Lawyers for death-row inmate Moore ask to withdraw, saying ‘competent representation cannot include doing nothing’
Lawyers for death-row inmate Carey Dean Moore are asking the Nebraska Supreme Court to allow them to withdraw from his case because they can’t provide competent representation while respecting his wishes to do nothing.
“Competent representation cannot include doing nothing while the client’s execution is looming,” Jeff Pickens, chief counsel of the Nebraska Commission on Public Advocacy, wrote in the motion filed Monday.
Moore is set to be executed by lethal injection at 10 a.m. on Aug. 14 for the murders of Reuel Van Ness Jr. and Maynard Helgeland in Omaha in 1979.
If it happens, his execution will be the first in Nebraska since Robert Williams’ in 1997 and the first in Nebraska using lethal injection.
In an eight-page motion, Pickens said circumstances in the last three years have given rise to multiple claims that could be available to Moore to challenge his sentence. Among them, he cited the state’s planned four-drug protocol “never attempted in any state in this country.”
“This experimental protocol would be subject to serious challenge over whether it would violate Moore’s constitutional rights to be free from cruel and unusual punishment, if he were to elect to challenge it,” the defense attorney said.
The viability of that challenge also could be affected by public-records lawsuits on appeal seeking the source of the state’s drugs, he said. A Lincoln judge ordered the state to provide many of the records. But that decision is on hold pending an appeal by the state.
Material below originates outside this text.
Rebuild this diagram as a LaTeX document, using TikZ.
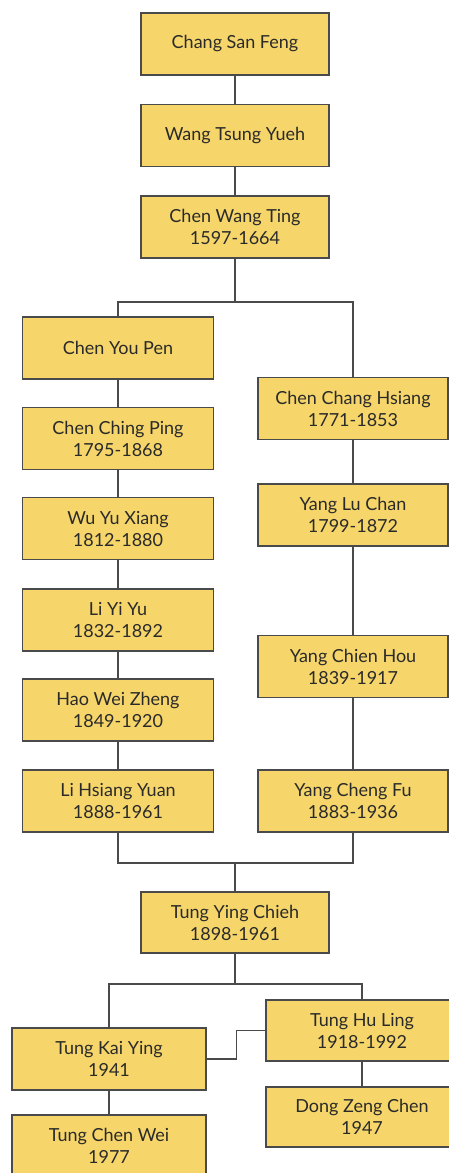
\documentclass[tikz,border=0pt]{standalone}
\usepackage{fontspec}
\setmainfont{Lato}
\definecolor{boxfill}{HTML}{F6D66A}
\definecolor{linec}{HTML}{4A4A4A}
\definecolor{textc}{HTML}{2A2A2A}
\begin{document}
\begin{tikzpicture}[x=1pt,y=-1pt,
  person/.style={draw=linec, line width=1.3pt, fill=boxfill, text=textc, align=center,
    font=\fontsize{18}{22}\selectfont, inner sep=0pt, minimum height=62pt},
  colw/.style={minimum width=191pt},
  link/.style={draw=linec, line width=1.3pt}]
\useasboundingbox (0,0) rectangle (449,1173);
\clip (0,0) rectangle (449,1173);
% top trunk
\node[person, minimum width=188pt] (csf) at (235,44) {Chang San Feng};
\node[person, minimum width=188pt] (wty) at (235,135.5) {Wang Tsung Yueh};
\node[person, minimum width=188pt] (cwt) at (235,227) {Chen Wang Ting\\1597-1664};
% left column
\node[person, colw] (cyp) at (118,348) {Chen You Pen};
\node[person, colw] (ccp) at (118,438.5) {Chen Ching Ping\\1795-1868};
\node[person, colw] (wyx) at (118,528.5) {Wu Yu Xiang\\1812-1880};
\node[person, colw] (lyy) at (118,620) {Li Yi Yu\\1832-1892};
\node[person, colw] (hwz) at (118,710) {Hao Wei Zheng\\1849-1920};
\node[person, colw] (lhy) at (118,801) {Li Hsiang Yuan\\1888-1961};
% right column
\node[person, minimum width=190pt] (cch) at (353,408.5) {Chen Chang Hsiang\\1771-1853};
\node[person, minimum width=190pt] (ylc) at (353,515) {Yang Lu Chan\\1799-1872};
\node[person, minimum width=190pt] (ych) at (353,666.5) {Yang Chien Hou\\1839-1917};
\node[person, minimum width=190pt] (ycf) at (353,801) {Yang Cheng Fu\\1883-1936};
% lower part
\node[person, minimum width=188pt, minimum height=61pt] (tyc) at (235,922.5) {Tung Ying Chieh\\1898-1961};
\node[person, minimum width=194pt] (tky) at (109,1059) {Tung Kai Ying\\1941};
\node[person, minimum width=192pt, minimum height=61pt] (thl) at (362,1030.5) {Tung Hu Ling\\1918-1992};
\node[person, minimum width=192pt, minimum height=60pt] (dzc) at (362,1117) {Dong Zeng Chen\\1947};
\node[person, minimum width=194pt] (tcw) at (109,1146) {Tung Chen Wei\\1977};
% junctions
\coordinate (br1) at (235,302);
\coordinate (mg) at (235,863);
\coordinate (br2) at (235,984);
% connectors
\draw[link] (csf) -- (wty);
\draw[link] (wty) -- (cwt);
\draw[link] (cwt) -- (br1);
\draw[link] (cyp.north) |- (br1) -| (cch.north);
\draw[link] (cyp) -- (ccp);
\draw[link] (ccp) -- (wyx);
\draw[link] (wyx) -- (lyy);
\draw[link] (lyy) -- (hwz);
\draw[link] (hwz) -- (lhy);
\draw[link] (cch) -- (ylc);
\draw[link] (ylc) -- (ych);
\draw[link] (ych) -- (ycf);
\draw[link] (lhy.south) |- (mg) -| (ycf.south);
\draw[link] (mg) -- (tyc.north);
\draw[link] (tyc) -- (br2);
\draw[link] (tky.north) |- (br2) -| (thl.north);
\draw[link] (tky.east) -- ++(30,0) |- (thl.west);
\draw[link] (tky) -- (tcw);
\draw[link] (thl) -- (dzc);
\end{tikzpicture}
\end{document}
Pickens said the Commission on Public Advocacy took the Supreme Court’s order earlier this year seriously denying Moore’s motion to dismiss counsel, “but now finds itself unable to fulfill the court’s order and its ethical obligations in a consistent manner.”
He said the commission’s duty to abide by Moore’s decisions regarding the objectives of his representation are at odds with its duty to provide competent representation.
Pickens outlined a number of steps attorneys could take on Moore’s behalf, including a civil rights lawsuit regarding the experimental four-drug protocol, or a challenge to the nearly 38-year “unconstitutional delay” in executing him.
“Moore has directed the commission to do nothing. Thus, the commission is conflicted between its duty to abide by Moore’s directives and its duty to provide competent representation,” he said.
The Supreme Court hasn’t yet ruled on the motion.